I find it really hard to take the Anthony Lewis New York Review article on The Nine all that seriously. As Ed notes below, Lewis complains about eight “critical” 5-4 decisions that were “radical departures from precedent.” Yet Lewis’ article is highly misleading, overly selective, and, at times, flat wrong. For an example of the latter, it is simply false that the Court’s Hein decision overruled any prior decisions, “covertly,” or otherwise. There are ample grounds for critiquing the Court’s holding in that case, but failure to follow precedent is not one of them. I also think it is also noteworthy that Lewis fails to address important cases that fail to support his claims, and even misrepresents some of the lower profile cases in the course of exaggerating the Court’s alleged rightward tilt.

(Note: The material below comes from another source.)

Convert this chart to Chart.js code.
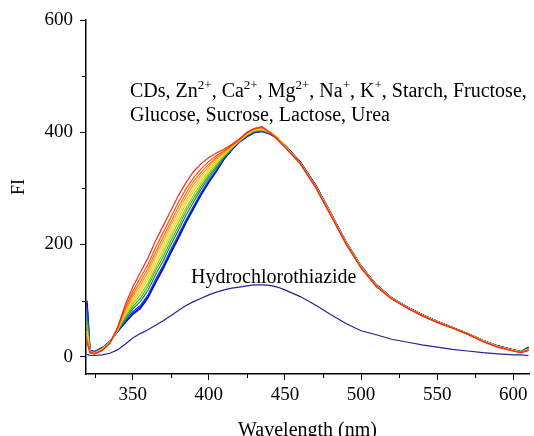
<!DOCTYPE html>
<html>
<head>
<meta charset="utf-8">
<script src="https://cdn.jsdelivr.net/npm/chart.js@4.4.0/dist/chart.umd.min.js"></script>
<style>
  html, body { margin: 0; padding: 0; width: 534px; height: 436px; overflow: hidden; background: #fff; }
  #wrap { position: relative; width: 534px; height: 446px; }
  canvas { display: block; }
  .note {
    position: absolute;
    font-family: "Liberation Serif", "Times New Roman", serif;
    font-size: 20px;
    line-height: 24px;
    color: #000;
    white-space: nowrap;
  }
  .note sup { font-size: 13px; line-height: 0; vertical-align: baseline; position: relative; top: -8px; }
  #ylab { font-size: 18px; line-height: 18px; transform: translate(-50%, -50%) rotate(-90deg); }
</style>
</head>
<body>
<div id="wrap">
  <canvas id="chart" width="534" height="446"></canvas>
  <div class="note" style="left:130px; top:78px;">CDs, Zn<sup>2+</sup>, Ca<sup>2+</sup>, Mg<sup>2+</sup>, Na<sup>+</sup>, K<sup>+</sup>, Starch, Fructose,<br>Glucose, Sucrose, Lactose, Urea</div>
  <div class="note" style="left:191px; top:264px;">Hydrochlorothiazide</div>
  <div class="note" id="ylab" style="left:18px; top:187px;">FI</div>
</div>
<script>
// Wavelength grid (nm)
const wavelength = [320, 322, 325, 330, 335, 340, 345, 350, 355, 360, 365, 370, 375, 380, 385, 390, 395, 400, 405, 410, 415, 420, 425, 430, 435, 440, 445, 450, 460, 470, 480, 490, 500, 510, 520, 530, 540, 550, 560, 570, 580, 590, 600, 605, 610];

// Fluorescence intensity, one array per sample (blue -> red)
const cds      = [100, 11, 9, 16, 27, 44, 60, 75, 85, 104, 131, 156, 184, 210, 238, 263, 288, 310, 330, 352, 368, 382, 392, 399, 401, 397, 389, 377, 347, 307, 257, 205, 162, 128, 105, 89, 75, 63, 52, 41, 29, 19, 12, 9, 17];
const zinc     = [96, 11, 9, 16, 27, 45, 61, 77, 88, 107, 134, 159, 187, 213, 241, 266, 290, 312, 331, 352, 368, 382, 392, 400, 402, 397, 389, 377, 347, 306, 256, 205, 161, 128, 105, 89, 75, 63, 52, 41, 29, 19, 12, 9, 16];
const calcium  = [88, 10, 8, 15, 27, 45, 63, 80, 91, 110, 138, 163, 191, 217, 244, 269, 293, 314, 333, 353, 369, 383, 393, 400, 402, 398, 389, 376, 346, 306, 256, 204, 161, 128, 105, 89, 75, 63, 52, 41, 29, 18, 12, 9, 15];
const magnes   = [72, 10, 8, 15, 26, 46, 66, 85, 98, 118, 146, 171, 199, 225, 252, 276, 299, 319, 337, 355, 370, 383, 394, 401, 403, 398, 390, 376, 346, 305, 255, 204, 161, 127, 105, 88, 75, 62, 52, 41, 28, 18, 11, 9, 15];
const sodium   = [64, 9, 7, 14, 26, 46, 69, 89, 104, 125, 153, 178, 206, 232, 259, 282, 304, 323, 340, 357, 371, 384, 395, 402, 404, 399, 390, 376, 346, 305, 255, 204, 160, 127, 104, 88, 74, 62, 52, 41, 28, 18, 11, 8, 14];
const potass   = [56, 9, 7, 14, 26, 47, 72, 94, 110, 131, 159, 185, 213, 239, 265, 288, 309, 327, 343, 358, 372, 384, 396, 403, 405, 399, 390, 375, 345, 304, 255, 203, 160, 127, 104, 88, 74, 62, 51, 41, 28, 18, 11, 8, 14];
const starch   = [46, 8, 6, 13, 25, 48, 75, 98, 116, 138, 166, 192, 220, 246, 272, 295, 314, 331, 346, 360, 373, 385, 396, 404, 405, 400, 391, 375, 345, 304, 254, 203, 160, 127, 104, 88, 74, 62, 51, 40, 28, 18, 11, 8, 13];
const fructose = [40, 8, 6, 13, 25, 48, 78, 102, 121, 144, 173, 199, 227, 253, 278, 301, 319, 335, 349, 362, 374, 385, 397, 404, 406, 399, 390, 375, 345, 304, 254, 203, 159, 126, 104, 88, 74, 62, 51, 40, 28, 18, 11, 8, 13];
const glucose  = [36, 8, 6, 12, 25, 49, 81, 107, 127, 151, 180, 206, 234, 260, 285, 307, 324, 339, 352, 364, 375, 386, 398, 405, 407, 400, 390, 374, 345, 303, 254, 202, 159, 126, 104, 87, 74, 62, 51, 40, 28, 17, 11, 8, 12];
const sucrose  = [32, 7, 5, 12, 24, 50, 84, 111, 133, 157, 186, 213, 240, 267, 291, 313, 329, 343, 355, 365, 376, 386, 399, 406, 408, 401, 389, 374, 344, 303, 253, 202, 159, 126, 103, 87, 73, 61, 51, 40, 27, 17, 10, 8, 12];
const lactose  = [28, 7, 5, 11, 24, 50, 87, 116, 140, 164, 194, 221, 248, 275, 299, 319, 335, 348, 358, 367, 377, 387, 399, 406, 409, 400, 389, 374, 345, 303, 253, 202, 158, 125, 103, 87, 73, 61, 51, 40, 27, 17, 10, 7, 11];
const urea     = [24, 7, 5, 11, 24, 52, 92, 124, 150, 176, 206, 233, 260, 287, 310, 330, 344, 355, 363, 370, 378, 388, 400, 407, 410, 399, 387, 373, 344, 302, 252, 201, 158, 125, 103, 87, 73, 61, 51, 40, 27, 17, 10, 7, 11];
const hctz     = [4, 2, 2, 3, 6, 12, 22, 33, 41, 48, 56, 64, 73, 82, 91, 98, 104, 110, 115, 119, 122, 124, 126, 128, 128, 127, 124, 119, 107, 92, 75, 59, 46, 39, 31, 26, 21, 17, 13, 10, 7, 5, 3, 3, 2];

// Axis ticks
const xMajor = [350, 400, 450, 500, 550, 600];
const xMinor = [325, 375, 425, 475, 525, 575];
const yMajor = [0, 200, 400, 600];
const yMinor = [100, 300, 500];

const samples = [cds, zinc, calcium, magnes, sodium, potass, starch, fructose, glucose, sucrose, lactose, urea];
const colors = ['#1c1c96', '#0000e6', '#1437f0', '#118c3c', '#3cb41e', '#96c814', '#e0dc00', '#ffc83c', '#ffa01e', '#ff7814', '#ff5014', '#ff2814'];

const serif = '"Liberation Serif", "Times New Roman", serif';

function toPoints(values) {
  return wavelength.map((w, i) => ({ x: w, y: values[i] }));
}

// red first so it sits on top (dataset 0 is drawn last)
const datasets = [];
for (let i = samples.length - 1; i >= 0; i--) {
  datasets.push({
    data: toPoints(samples[i]),
    borderColor: colors[i],
    borderWidth: 1.2,
    pointRadius: 0,
    fill: false
  });
}
datasets.push({
  data: toPoints(hctz),
  borderColor: '#2a1f9a',
  borderWidth: 1.2,
  pointRadius: 0,
  fill: false
});

// small outward minor ticks
const minorTicks = {
  id: 'minorTicks',
  afterDraw(chart) {
    const { ctx, scales: { x, y } } = chart;
    ctx.save();
    ctx.strokeStyle = '#000';
    ctx.lineWidth = 1;
    ctx.beginPath();
    xMinor.forEach(v => {
      const px = Math.round(x.getPixelForValue(v)) + 0.5;
      ctx.moveTo(px, x.top);
      ctx.lineTo(px, x.top + 4);
    });
    yMinor.forEach(v => {
      const py = Math.round(y.getPixelForValue(v)) + 0.5;
      ctx.moveTo(y.right, py);
      ctx.lineTo(y.right - 4, py);
    });
    ctx.stroke();
    ctx.restore();
  }
};

new Chart(document.getElementById('chart'), {
  type: 'line',
  data: { datasets },
  options: {
    responsive: false,
    animation: false,
    layout: { padding: { top: 20, right: 5, left: 0, bottom: 0 } },
    plugins: { legend: { display: false }, tooltip: { enabled: false } },
    scales: {
      x: {
        type: 'linear',
        min: 319.3,
        max: 610.3,
        afterBuildTicks: s => { s.ticks = xMajor.map(v => ({ value: v })); },
        afterFit: s => { s.height = 72; },
        ticks: { color: '#000', font: { family: serif, size: 19 }, padding: 4, maxRotation: 0 },
        grid: { drawOnChartArea: false, tickLength: 6, tickColor: '#000', tickWidth: 1 },
        border: { color: '#000', width: 1.5 },
        title: { display: true, text: 'Wavelength (nm)', color: '#000', font: { family: serif, size: 20 }, padding: { top: 0, bottom: 3 } }
      },
      y: {
        min: -31,
        max: 600,
        afterBuildTicks: s => { s.ticks = yMajor.map(v => ({ value: v })); },
        afterFit: s => { s.width = 86; },
        ticks: { color: '#000', font: { family: serif, size: 19 }, padding: 7 },
        grid: { drawOnChartArea: false, tickLength: 6, tickColor: '#000', tickWidth: 1 },
        border: { color: '#000', width: 1.5 }
      }
    }
  },
  plugins: [minorTicks]
});
</script>
</body>
</html>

A good example of the former is that Lewis makes no mention of the Court’s most momentous, and precedent altering, 5-4 decision of last term, Massachusetts v. EPA. As Ronald Cass explains here, the decision ran roughshod over many well established principles of administrative law. It further invented a new doctrine of “special solicitude” for states seeking standing to challenge federal agency regulations (an issue I discuss here), and resolved other questions of first impression, such as the proper standard of review for challenges to agency denials of rule-making decisions. These changes and holdings are significant, yet they were apparently unworthy of mention by Lewis because the decision produced a “liberal” result.
Lewis did not ignore Mass. v. EPA because it dealt with seemingly esoteric legal issues, as he happily cited lower profile cases concerning complex issues where they would support his thesis. So, for example, he cites Leegin Creative Leather Products, an antitrust case, as one of the “radical departures” he decries. Yet he misrepresents the case to make it seem far more “radical” than it was. According to Lewis, the Court rejected a long-standing rule that “proice-fixing agreements” are per se antitrust violations. Yet that is not what Leegin held, though I suspect few of Lewis’ readers know enough about antitrust law to catch it. Leegin held that vertical resale price maintenance agreements, such as when a manufacturer sets a minimum price for its own goods sold by retailers, should be evaluated by a “rule of reason” instead of the per se rule of illegality. This is hardly the typical “price fixing” arrangement that drives antitrust concerns. Leegin did overturn a long-standing precedent, but it was precedent widely recognized as an anachronism in contemporary antitrust law. A reasonable argument can be made that the Court should have stuck with the old rule, leaving it to Congress to make any necessary changes, but it is hard to argue that there was anything particularly radical about the Leegin holding. Further, if “public feeling” justifies overturning precedent, as Lewis claims elsewhere in the article, it would provide further support for the decision, as most antitrust scholars were critical of the old rule.
Lewis was once a serious commentator on the Supreme Court and legal questions. Yet this article in the New York Review suggests those days are behind him.